The task.
Restate, exactly and without pictures, the lines from the start of the listing below through the line holding "of each aspect".

━━━━━━━━━━━━━━━━

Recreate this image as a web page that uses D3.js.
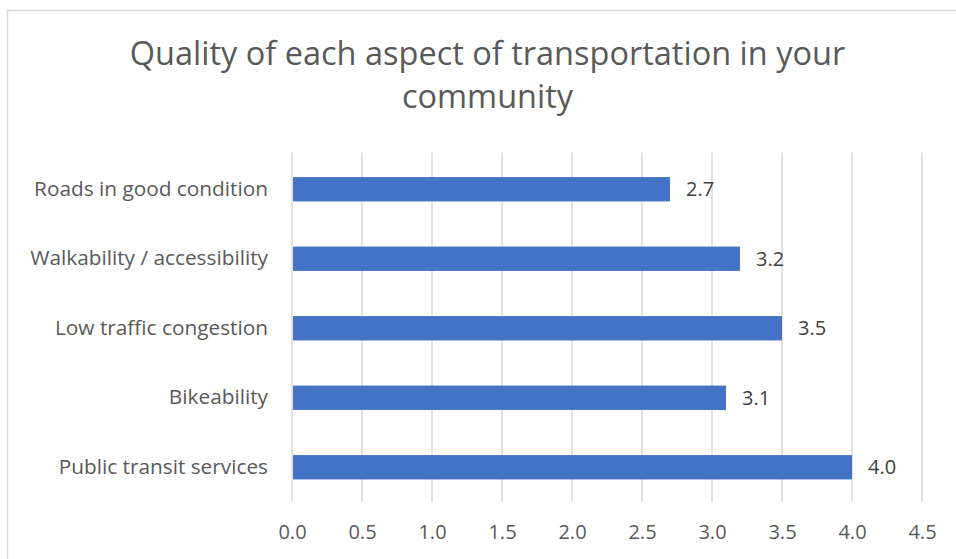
<!DOCTYPE html>
<html>
<head>
<meta charset="utf-8">
<script src="https://cdn.jsdelivr.net/npm/d3@7"></script>
<style>
  html, body { margin: 0; padding: 0; background: #fff; overflow: hidden; }
  svg { display: block; }
  text { font-variant-ligatures: none; }
</style>
</head>
<body>
<svg id="chart" width="956" height="559"></svg>
<script>
// Survey results: average rating per transportation aspect
const categories = [
  "Roads in good condition",
  "Walkability / accessibility",
  "Low traffic congestion",
  "Bikeability",
  "Public transit services"
];
const values = [2.7, 3.2, 3.5, 3.1, 4.0];
const xTicks = [0, 0.5, 1, 1.5, 2, 2.5, 3, 3.5, 4, 4.5];
const titleLines = ["Quality of each aspect of transportation in your", "community"];

const FONT = "'Open Sans', sans-serif";
const svg = d3.select("#chart");

// chart frame
svg.append("rect")
  .attr("x", 7.5).attr("y", 10.5)
  .attr("width", 1000).attr("height", 600)
  .attr("fill", "#fff")
  .attr("stroke", "#d9d9d9").attr("stroke-width", 1.5);

const plot = { left: 292, right: 922, top: 154.5, bottom: 502 };

const x = d3.scaleLinear().domain([0, 4.5]).range([plot.left, plot.right]);
const y = d3.scaleBand().domain(categories).range([plot.top, plot.bottom]).paddingInner(0.65).paddingOuter(0.325);

// title
svg.append("text")
  .attr("x", 487.5).attr("y", 65)
  .attr("text-anchor", "middle")
  .attr("font-family", FONT).attr("font-size", 32.5)
  .attr("fill", "#595959")
  .selectAll("tspan").data(titleLines).join("tspan")
  .attr("x", 487.5)
  .attr("dy", (d, i) => i === 0 ? 0 : 43)
  .text(d => d);

// vertical gridlines
svg.append("g")
  .selectAll("line").data(xTicks).join("line")
  .attr("x1", d => x(d)).attr("x2", d => x(d))
  .attr("y1", plot.top - 2).attr("y2", plot.bottom)
  .attr("stroke", "#d9d9d9").attr("stroke-width", 1.5);

// x axis labels (no axis line)
const xAxis = d3.axisBottom(x).tickValues(xTicks).tickFormat(d3.format(".1f")).tickSize(0).tickPadding(0);
const gx = svg.append("g").attr("transform", `translate(0,${plot.bottom + 23})`).call(xAxis);
gx.select(".domain").remove();
gx.selectAll("text")
  .attr("font-family", FONT).attr("font-size", 20)
  .attr("fill", "#595959").attr("dy", "0.71em");

// category labels
const yAxis = d3.axisLeft(y).tickSize(0).tickPadding(24);
const gy = svg.append("g").attr("transform", `translate(${plot.left},0)`).call(yAxis);
gy.select(".domain").remove();
gy.selectAll("text")
  .attr("font-family", FONT).attr("font-size", 20.8)
  .attr("fill", "#595959");

// bars
svg.append("g")
  .selectAll("rect").data(values).join("rect")
  .attr("x", x(0) + 1)
  .attr("y", (d, i) => y(categories[i]))
  .attr("width", d => x(d) - x(0) - 1)
  .attr("height", y.bandwidth())
  .attr("fill", "#4472c4");

// value labels
svg.append("g")
  .selectAll("text").data(values).join("text")
  .attr("x", d => x(d) + 16)
  .attr("y", (d, i) => y(categories[i]) + y.bandwidth() / 2)
  .attr("dy", "0.35em")
  .attr("font-family", FONT).attr("font-size", 20)
  .attr("fill", "#404040")
  .text(d => d3.format(".1f")(d));
</script>
</body>
</html>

━━━━━━━━━━━━━━━━

Completed task.
Recreate this image as a web page that uses D3.js.
<!DOCTYPE html>
<html>
<head>
<meta charset="utf-8">
<script src="https://cdn.jsdelivr.net/npm/d3@7"></script>
<style>
  html, body { margin: 0; padding: 0; background: #fff; overflow: hidden; }
  svg { display: block; }
  text { font-variant-ligatures: none; }
</style>
</head>
<body>
<svg id="chart" width="956" height="559"></svg>
<script>
// Survey results: average rating per transportation aspect
const categories = [
  "Roads in good condition",
  "Walkability / accessibility",
  "Low traffic congestion",
  "Bikeability",
  "Public transit services"
];
const values = [2.7, 3.2, 3.5, 3.1, 4.0];
const xTicks = [0, 0.5, 1, 1.5, 2, 2.5, 3, 3.5, 4, 4.5];
const titleLines = ["Quality of each aspect of transportation in your", "community"];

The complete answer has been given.